After quantifying all these factors, ranking all countries according to each one of these factors, assigning to them relative weights based on a survey of over 100 franchise executives, RIFC researchers came up with an index that ranks 131 countries according to their attractiveness as international franchise expansion markets. The more favorable a country’s risk/return profile, the more attractive it is as an international expansion market. Only countries with populations of more than one million people and that have publicly available data are included in the rankings.

Top 10 Most Attractive Countries in 2019 - For Balanced Growth Companies

For a US franchise company seeking to expand into foreign markets with balanced risk/return profiles (i.e., reasonable returns with moderate risks), the Top 10 most attractive countries in 2019 are, in this order:

Germany
United Kingdom
Canada
Poland
France
Australia
Spain
Ireland
Sweden
South Korea

#1 Germany: offers a great balance of potential returns and risks. It scores relatively high in market potential at #14, driven by a large market size (#16) and purchasing power (#13). At the same time, it offers relatively low market risks with low economic and political risks (#10) and favorable cultural and geographic risks at #9.

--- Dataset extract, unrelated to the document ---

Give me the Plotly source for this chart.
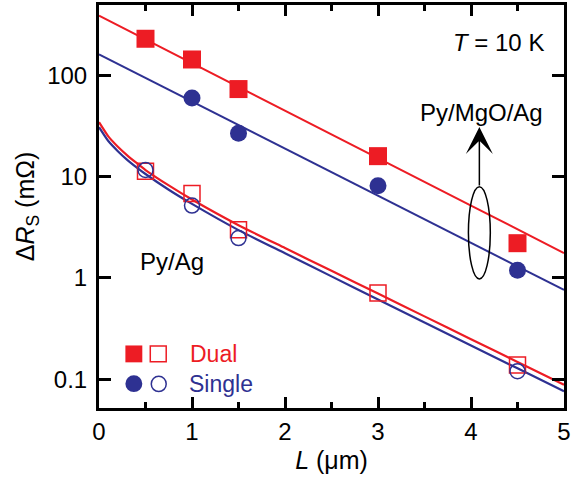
import plotly.graph_objects as go

# ---------------- data ----------------
L_pts = [0.5, 1.0, 1.5, 3.0, 4.5]
dual_mgo = [229, 143, 73, 15.9, 2.2]          # filled squares (Py/MgO/Ag, dual)
L_single_mgo = [1.0, 1.5, 3.0, 4.5]
single_mgo = [59.5, 26.8, 8.1, 1.19]          # filled circles (Py/MgO/Ag, single)
dual_ag = [11.3, 6.8, 2.98, 0.71, 0.138]      # open squares (Py/Ag, dual)
L_single_ag = [0.5, 1.0, 1.5, 4.5]
single_ag = [11.6, 5.17, 2.47, 0.12]          # open circles (Py/Ag, single)

# fitted curves
L_fit_mgo = [0, 1, 2, 3, 4, 5]
fit_dual_mgo = [387, 131, 44.8, 15.2, 5.17, 1.76]
fit_single_mgo = [161, 55, 18.8, 6.45, 2.21, 0.76]
L_fit_ag = [0, 0.1, 0.2, 0.3, 0.4, 0.5, 0.75, 1.0, 1.5, 2.0, 2.5, 3.0, 3.5, 4.0, 4.5, 5.0]
fit_dual_ag = [34.4, 24.9, 19.8, 16.3, 13.7, 11.6, 8.18, 5.93, 3.31, 1.97, 1.175,
               0.70, 0.417, 0.248, 0.148, 0.088]
fit_single_ag = [30.7, 22.4, 17.9, 14.7, 12.4, 10.6, 7.41, 5.37, 2.96, 1.75, 1.035,
                 0.612, 0.363, 0.215, 0.128, 0.076]

y_tickvals = [0.1, 1, 10, 100]
y_ticktext = ["0.1", "1", "10", "100"]
x_tickvals = [0, 1, 2, 3, 4, 5]

RED = "#ED1C24"
BLUE = "#2E3192"
FONT = "Liberation Sans, Arial, Helvetica, sans-serif"

W, H = 573, 483
ML, MR, MT, MB = 99, 7, 2, 75
PW, PH = W - ML - MR, H - MT - MB


def px(x):
    return (x - ML) / PW


def py(y):
    return (H - MB - y) / PH


fig = go.Figure()

# fit curves
fig.add_trace(go.Scatter(x=L_fit_mgo, y=fit_dual_mgo, mode="lines",
                         line=dict(color=RED, width=2), showlegend=False))
fig.add_trace(go.Scatter(x=L_fit_mgo, y=fit_single_mgo, mode="lines",
                         line=dict(color=BLUE, width=2), showlegend=False))
fig.add_trace(go.Scatter(x=L_fit_ag, y=fit_single_ag, mode="lines",
                         line=dict(color=BLUE, width=2.2, shape="spline", smoothing=0.5),
                         showlegend=False))
fig.add_trace(go.Scatter(x=L_fit_ag, y=fit_dual_ag, mode="lines",
                         line=dict(color=RED, width=2.2, shape="spline", smoothing=0.5),
                         showlegend=False))

# data points
fig.add_trace(go.Scatter(x=L_pts, y=dual_mgo, mode="markers",
                         marker=dict(symbol="square", size=18, color=RED, line=dict(width=0)),
                         showlegend=False))
fig.add_trace(go.Scatter(x=L_single_mgo, y=single_mgo, mode="markers",
                         marker=dict(symbol="circle", size=17, color=BLUE, line=dict(width=0)),
                         showlegend=False))
fig.add_trace(go.Scatter(x=L_pts, y=dual_ag, mode="markers",
                         marker=dict(symbol="square-open", size=16, color=RED, line=dict(width=1.5)),
                         showlegend=False))
fig.add_trace(go.Scatter(x=L_single_ag, y=single_ag, mode="markers",
                         marker=dict(symbol="circle-open", size=15, color=BLUE, line=dict(width=1.5)),
                         showlegend=False))

shapes = [
    # legend symbols
    dict(type="rect", xref="paper", yref="paper", x0=px(125.5), x1=px(142.5),
         y0=py(362), y1=py(345), fillcolor=RED, line=dict(width=0)),
    dict(type="rect", xref="paper", yref="paper", x0=px(150.5), x1=px(166.5),
         y0=py(361.5), y1=py(345.5), line=dict(color=RED, width=1.5)),
    dict(type="circle", xref="paper", yref="paper", x0=px(125.5), x1=px(142.5),
         y0=py(392), y1=py(375), fillcolor=BLUE, line=dict(width=0)),
    dict(type="circle", xref="paper", yref="paper", x0=px(151.5), x1=px(166.5),
         y0=py(391.5), y1=py(376), line=dict(color=BLUE, width=1.5)),
    # ellipse
    dict(type="circle", xref="paper", yref="paper", x0=px(470), x1=px(492),
         y0=py(278), y1=py(185), line=dict(color="black", width=1.5)),
]

ann_font = dict(family=FONT, size=24, color="black")
annotations = [
    dict(x=px(500), y=py(40), xref="paper", yref="paper", text="<i>T</i> = 10 K",
         showarrow=False, font=ann_font, xanchor="center", yanchor="middle"),
    dict(x=px(483), y=py(110), xref="paper", yref="paper", text="Py/MgO/Ag",
         showarrow=False, font=ann_font, xanchor="center", yanchor="middle"),
    dict(x=px(172.5), y=py(260), xref="paper", yref="paper", text="Py/Ag",
         showarrow=False, font=ann_font, xanchor="center", yanchor="middle"),
    dict(x=px(188), y=py(354), xref="paper", yref="paper", text="Dual",
         showarrow=False, font=dict(family=FONT, size=23, color=RED),
         xanchor="left", yanchor="middle"),
    dict(x=px(187), y=py(384), xref="paper", yref="paper", text="Single",
         showarrow=False, font=dict(family=FONT, size=23, color=BLUE),
         xanchor="left", yanchor="middle"),
    dict(x=px(481), y=py(125), xref="paper", yref="paper", text="",
         showarrow=True, ax=0, ay=60, axref="pixel", ayref="pixel",
         arrowhead=3, arrowsize=3.0, arrowwidth=1.5, arrowcolor="black"),
]

axis_common = dict(
    showline=True, linewidth=3, linecolor="black", mirror="ticks",
    ticks="inside", tickwidth=2.5, tickcolor="black",
    showgrid=False, zeroline=False,
    tickfont=dict(family=FONT, size=24, color="black"),
)

fig.update_layout(
    width=W, height=H,
    margin=dict(l=ML, r=MR, t=MT, b=MB, pad=0),
    paper_bgcolor="white", plot_bgcolor="white",
    font=dict(family=FONT, color="black"),
    showlegend=False,
    shapes=shapes,
    annotations=annotations,
    xaxis=dict(
        range=[0, 5], tickvals=x_tickvals, ticklen=11,
        minor=dict(dtick=0.5, ticks="inside", ticklen=6, tickwidth=2.5, tickcolor="black"),
        title=dict(text="<i>L</i> (μm)", font=dict(family=FONT, size=25), standoff=8),
        **axis_common,
    ),
    yaxis=dict(
        type="log", range=[-1.284, 2.693], tickvals=y_tickvals, ticktext=y_ticktext,
        ticklen=12, ticklabelstandoff=4,
        title=dict(text="Δ<i>R</i><sub>S</sub> (mΩ)", font=dict(family=FONT, size=25), standoff=6),
        **axis_common,
    ),
)

fig.write_html("out.html")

#2 United Kingdom: has a sizable market potential (#18) at very low market risks (#7), especially geographic and cultural distances risks (#4). However, UK’s attractiveness may be impacted depending on how the looming Brexit proceeds.

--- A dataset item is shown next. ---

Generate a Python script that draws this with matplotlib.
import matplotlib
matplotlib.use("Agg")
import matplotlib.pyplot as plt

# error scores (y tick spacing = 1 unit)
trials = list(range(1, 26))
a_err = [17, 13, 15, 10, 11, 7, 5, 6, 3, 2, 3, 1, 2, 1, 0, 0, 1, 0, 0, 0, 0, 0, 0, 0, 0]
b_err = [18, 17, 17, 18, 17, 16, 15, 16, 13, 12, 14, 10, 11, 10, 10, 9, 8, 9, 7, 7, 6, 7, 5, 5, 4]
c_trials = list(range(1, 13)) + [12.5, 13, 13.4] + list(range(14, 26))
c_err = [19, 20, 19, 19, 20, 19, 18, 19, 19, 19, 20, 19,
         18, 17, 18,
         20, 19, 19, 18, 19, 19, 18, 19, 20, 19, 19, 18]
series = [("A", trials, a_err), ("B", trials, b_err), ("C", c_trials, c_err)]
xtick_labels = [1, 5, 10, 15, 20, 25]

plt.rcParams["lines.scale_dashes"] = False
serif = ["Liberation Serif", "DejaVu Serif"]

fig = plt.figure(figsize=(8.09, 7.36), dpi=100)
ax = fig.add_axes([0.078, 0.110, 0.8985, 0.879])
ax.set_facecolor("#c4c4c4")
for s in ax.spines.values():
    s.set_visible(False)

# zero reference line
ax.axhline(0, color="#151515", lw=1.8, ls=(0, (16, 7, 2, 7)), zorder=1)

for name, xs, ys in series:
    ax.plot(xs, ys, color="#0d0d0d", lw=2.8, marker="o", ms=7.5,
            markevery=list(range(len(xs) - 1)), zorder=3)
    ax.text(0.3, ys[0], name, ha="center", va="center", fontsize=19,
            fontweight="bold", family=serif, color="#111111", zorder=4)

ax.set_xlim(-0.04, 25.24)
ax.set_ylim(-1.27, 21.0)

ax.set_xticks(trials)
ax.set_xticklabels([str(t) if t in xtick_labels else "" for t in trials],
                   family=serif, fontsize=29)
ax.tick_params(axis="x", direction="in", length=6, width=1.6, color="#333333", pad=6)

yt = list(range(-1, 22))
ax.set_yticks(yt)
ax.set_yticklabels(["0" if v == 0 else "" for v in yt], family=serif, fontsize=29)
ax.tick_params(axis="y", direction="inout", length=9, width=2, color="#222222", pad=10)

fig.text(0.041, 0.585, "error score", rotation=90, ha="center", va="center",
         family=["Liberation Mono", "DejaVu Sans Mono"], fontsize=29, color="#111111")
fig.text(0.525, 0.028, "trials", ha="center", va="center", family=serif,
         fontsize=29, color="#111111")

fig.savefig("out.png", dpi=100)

#3 Canada: provides reasonable market potential (#28) at very low market risks (#6), particularly in terms of geographic and cultural distance risks where it leads other countries at #2.

Top 10 Most Attractive Countries in 2019 - For Aggressive Growth Companies

For companies that are more aggressive and are willing to take more risks to secure higher returns, the Top 10 countries in 2019 are:

China
Germany
Turkey
United Kingdom
India
South Korea
Poland
Spain
Malaysia
Canada

#1 China: its massive potential customer base (#1) and fast market growth (#8) make it very attractive for international companies willing and able to confront its serious market risks (#51 overall), especially its unattractive ranking in cultural and geographic distance risks (#116).

#4 Turkey: similar to China but to a smaller extent, its sizable potential customer base (#18) and respectable market growth (#24) are attractive to risk-taking international companies willing to deal with sizable market risks (#40 overall), especially political and economic risks (#57).

#6 India: close to China in market size (#2) and market growth (#4), though with lower purchasing power (#93), India may be attractive for international companies that can deal with its high market risks (#53 overall), especially its notoriously difficult legal and regulatory environment (#71).

Focusing mostly on market potential without explicitly taking into account the many risks present in international markets may lead to inadequate internationalization decisions. Not so long ago, the BRICS countries (Brazil, Russia, India, China, South Africa) were priority markets for companies seeking to expand internationally, due to their large market potential. However, these countries also had very high market risks. Many companies that expanded into Brazil, Russia, and South Africa have come to regret their decisions as these countries have faced severe economic, political and/or social problems in recent years.

Fortunately, some countries can be highly attractive to both balanced growth and aggressive growth companies: Germany, United Kingdom, Canada, South Korea, Poland, and Spain. These countries should be high on the target lists of most US franchise companies seeking to enter or expand into international markets.